Dans cette veine, le gouvernement Macron a utilisé un vide juridique de dernière minute pour priver les réfugiés arrivant sur l’Ocean Viking de tous leurs droits juridiques. Dans les heures qui ont précédé l’accostage du bateau, deux bandes de terre à Toulon et à proximité de Hyères ont été arbitrairement déclarées «zones d’attente internationales».
Darmanin a déclaré que les rescapés «ne seront donc pas techniquement sur le sol français». Cette escroquerie juridique signifie que ces réfugiés ne peuvent pas demander l’asile en France et peuvent donc être expulsés sans accès un recours juridique. Selon Darmanin, la France a accepté d’accepter seulement 80 des passagers; le reste sera dispersé dans 11 autres États de l’UE.
En réponse à la crise du capitalisme, la classe dirigeante européenne promeut délibérément le nationalisme, le militarisme et la haine anti-immigrée pour maintenir son emprise sur le pouvoir. Cela accroît l’importance du néofascisme dans la vie politique européenne et crée des divisions ouvertes au sein de l’UE.
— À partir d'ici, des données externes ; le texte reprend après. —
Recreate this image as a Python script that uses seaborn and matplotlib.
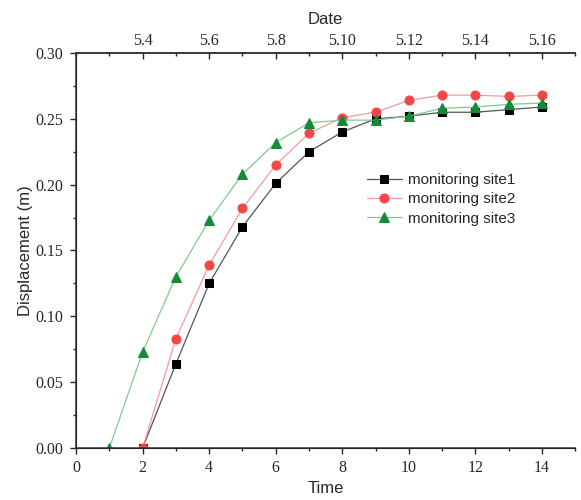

Celles-ci devraient s’aggraver dans la période à venir, alors que le réchauffement climatique et les guerres en Ukraine et au-delà entraînent une aggravation des conditions sociales et économiques à l’échelle internationale, augmentant le nombre de réfugiés qui tentent le périlleux voyage vers l’Europe.
La force qui peut être mobilisée pour défendre les réfugiés est la classe ouvrière européenne. Au milieu de la crise énergétique européenne, de la guerre et de l’inflation galopante, les gouvernements réactionnaires de l’UE attisent tous la haine ethnique contre les réfugiés. Tant que les politiques meurtrières de forteresse Europe resteront en place, des milliers d’hommes, de femmes et d’enfants fuyant la guerre et la pauvreté continueront de se noyer en Méditerranée chaque année.